The last few days have been surreal. Thursday and Friday, Hobart broke a 100 year record. We copped 200mm of rain in a 24 hour period causing flash flooding and havoc in the city and suburbs. I faired quite well with just a flooded garage and water coming in six different windows. I was able to keep it at bay by rotating all the towels I owned, through a spin cycle and trying to dry them as much as possible in front of the heater (I don’t own a clothes dryer). Lightning lit up the sky virtually for four hours. By 10 pm, I was exhausted and piled up the window sills with towels and went to bed. I got up at 2 am and lightning was still lighting up the sky.
Friday evening, I braved the winds to see Eskimo Joe and the Tasmanian Symphony Orchestra (TSO) at the Hobart Federation Concert Hall. It was an awesome concert. The conductor was such a joy to watch. He was totally into the music and expended so much energy. No wonder he is thin and fit! During the rehearsal, he broke his baton with his incredibly enthusiastic conducting. He had it taped up for the night’s performance. We sat five rows in front of the drummer, who was equally impressive.
The main road in front of the concert hall and the footpath on the other side street was still covered by water. There was debris and mud everywhere.
The next day, all was calm for Salamanca Market. I had a very articulate two-and-a-half year old, Patrick visit the stall. The ‘Family Outing’ print caught his eye. “That’s my car!” His mother said that they didn’t have a Mini. I said maybe it’s the colour, but no they didn’t have a red car either. He had a lot to say about this car and the emus driving it. He also told me that his brother fell on a hill yesterday and that it got lots of blood all over him and his brother. Apparently there was no blood but his brother did fall. He went to ZooDoo and talked about the animals there, about his and his brother’s hats, that they lived on a plane (they took a direct flight from Adelaide to Hobart) and much more, with the conversation returning back to the Mini several times. His mother ended up buying the ‘Family Outing’ print for him because he was so captivated by it.
I met a young lady from Germany, doing her PHD on Humpback whales in the southern hemisphere exclusively, investigating how the melting and diminishing ice is impacting on their food sources. She started her undergraduate in Townsville, is doing her PHD in Brisbane and examining her samples at the CSIRO here in Hobart. She purchased a small ‘Sea Life’ print.
A ‘White Faced Scops Owls’ print was purchased for a sister who is mad about owls. She lives in Scotland and it will be delivered in person by her brother.
A lady exclaimed, “that’s the print a friend gave me!” as she singled out ‘Glamour Girls I’. It’s hanging in a prominent spot in her hair salon in Brisbane and draws many positive reactions and smiles she told me.
A group of young people, visiting from Taiwan, bought ‘Who, Who, Who are You? II’. They had visited Bonorong Wildlife Sanctuary and were visiting Richmond on Thursday when 200mm of rain was bucketing down.
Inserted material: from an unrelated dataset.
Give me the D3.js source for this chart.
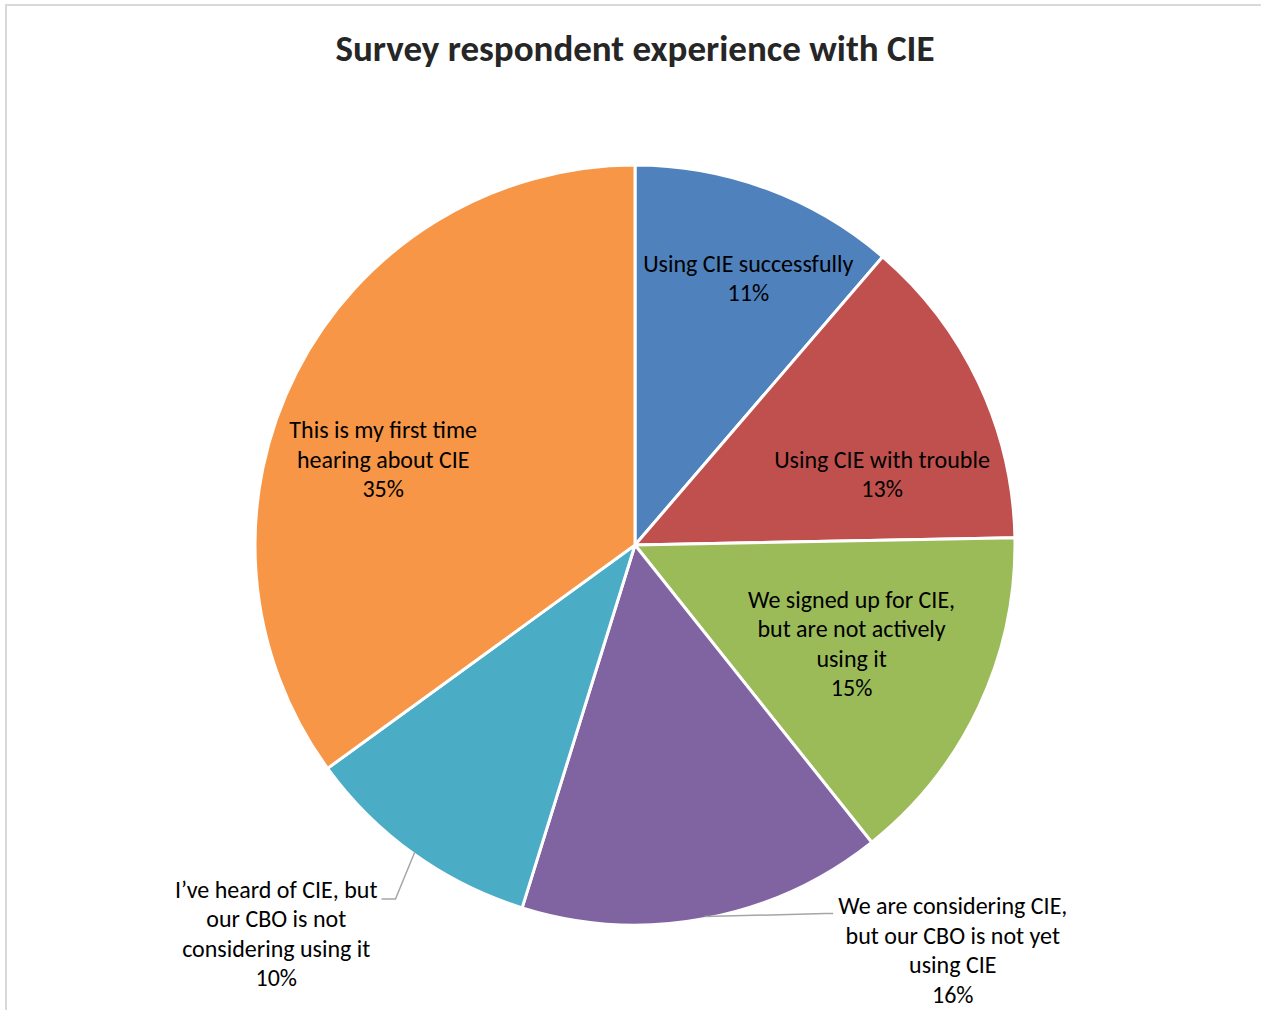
<!DOCTYPE html>
<html>
<head>
<meta charset="utf-8">
<script src="https://cdn.jsdelivr.net/npm/d3@7"></script>
<style>
  html, body { margin: 0; padding: 0; background: #fff; }
  svg { display: block; }
  text { font-family: Carlito, Calibri, Lato, sans-serif; fill: #000; }
</style>
</head>
<body>
<svg id="chart" width="1261" height="1010"></svg>
<script>
// ---- data ----
const title = "Survey respondent experience with CIE";
const categories = [
  "Using CIE successfully",
  "Using CIE with trouble",
  "We signed up for CIE, but are not actively using it",
  "We are considering CIE, but our CBO is not yet using CIE",
  "I’ve heard of CIE, but our CBO is not considering using it",
  "This is my first time hearing about CIE"
];
const values = [11.3, 13.4, 14.6, 15.5, 10.2, 35.0];
const labelLines = [
  ["Using CIE successfully"],
  ["Using CIE with trouble"],
  ["We signed up for CIE,", "but are not actively", "using it"],
  ["We are considering CIE,", "but our CBO is not yet", "using CIE"],
  ["I’ve heard of CIE, but", "our CBO is not", "considering using it"],
  ["This is my first time", "hearing about CIE"]
];
const colors = ["#4F81BD", "#C0504D", "#9BBB59", "#8064A2", "#4BACC6", "#F79646"];

// ---- layout ----
const W = 1261, H = 1010;
const cx = 635, cy = 545, R = 380;
const lineH = 29.5;
const labelDy = 2.5;
// label placement: angle (deg, clockwise from top) and radius in px, relative to pie center
const labelPlace = [
  {a: 23.0, r: 290},
  {a: 74.0, r: 257},
  {a: 114.5, r: 238},
  {a: 141.9, r: 515, leader: "left"},
  {a: 222.7, r: 529, leader: "right"},
  {a: 288.8, r: 266}
];

const svg = d3.select("#chart");

// chart frame
svg.append("rect")
  .attr("x", 6).attr("y", 5)
  .attr("width", W + 20).attr("height", H + 20)
  .attr("fill", "none").attr("stroke", "#D9D9D9").attr("stroke-width", 2);

svg.append("text")
  .attr("x", cx).attr("y", 50)
  .attr("text-anchor", "middle").attr("dominant-baseline", "middle")
  .attr("dy", "2")
  .style("font-size", "37px").style("font-weight", "bold").style("fill", "#262626")
  .text(title);

const total = d3.sum(values);
const pie = d3.pie().sort(null).value(d => d)(values);
const arc = d3.arc().innerRadius(0).outerRadius(R);

const g = svg.append("g").attr("transform", `translate(${cx},${cy})`);

g.selectAll("path.slice").data(pie).join("path")
  .attr("class", "slice")
  .attr("d", arc)
  .attr("fill", (d, i) => colors[i])
  .attr("stroke", "#fff").attr("stroke-width", 3).attr("stroke-linejoin", "round");

function polar(aDeg, r) {
  const a = aDeg * Math.PI / 180;
  return [Math.sin(a) * r, -Math.cos(a) * r];
}

const leaderG = g.append("g");

// labels
pie.forEach((d, i) => {
  const lp = labelPlace[i];
  const c = polar(lp.a, lp.r);
  c[1] += labelDy;
  const lines = labelLines[i].concat([Math.round(d.data / total * 100) + "%"]);
  const t = g.append("text")
    .attr("text-anchor", "middle")
    .style("font-size", "24px");
  const spans = [];
  lines.forEach((ln, k) => {
    spans.push(t.append("tspan")
      .attr("x", c[0])
      .attr("y", c[1] + (k - (lines.length - 1) / 2) * lineH)
      .attr("dominant-baseline", "middle")
      .text(ln));
  });
  if (lp.leader) {
    const w = spans[0].node().getComputedTextLength();
    const y0 = c[1] - (lines.length - 1) / 2 * lineH + 5;
    const mid = (d.startAngle + d.endAngle) / 2;
    let pts;
    if (lp.leader === "left") {
      const inner = [Math.sin(mid) * R * 0.995, -Math.cos(mid) * R * 0.995];
      const x0 = c[0] - w / 2 - 5;
      pts = [[x0, y0], [x0 - 8, y0], inner];
    } else {
      const inner = [Math.sin(mid) * R * 0.995, -Math.cos(mid) * R * 0.995];
      const x0 = c[0] + w / 2 + 4;
      pts = [[x0, y0 + 2], [x0 + 14, y0 + 2], inner];
    }
    leaderG.append("path")
      .attr("d", d3.line()(pts))
      .attr("fill", "none").attr("stroke", "#A6A6A6").attr("stroke-width", 1.5);
  }
});
</script>
</body>
</html>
I met a lovely couple that drove from Brisbane to Melbourne, took the ferry across the Bass Strait to Devonport and are now touring Tasmania. They were particularly impressed with “The Wall”, which is a massive wall carved by Greg Duncan. It is indeed impressive. He’s even included the leg of the Tasmanian Emu, now instinct, in his carvings.
A lady stopped by the stall and in her hand, she had a Cary Lewincamp CD, the one that I illustrated the cover. She asked me to sign it and started telling me how much she loves Tasmania. She moved here 10 years ago from Canberra. Her husband is #15 of 17 children and she has 48 nephews and nieces!
A mother, daughter and Auntie, visiting from Argentina, spent a long time at the stall and later on in the day, returned to buy ‘Rising Above It’.
Pack-up was hurriedly done because I drove straight from the market to a Celebration of Life for a special friend’s husband. The couple were keen dancers, so she organised dancing after the ceremony. We danced and cried until 10 pm. I arrived back home late and with a sore knee.
Wishing a Happy Mother’s Day to all, and for those who are carrying losses and Mother’s Day accentuates those losses, I hope the day is gentle on you.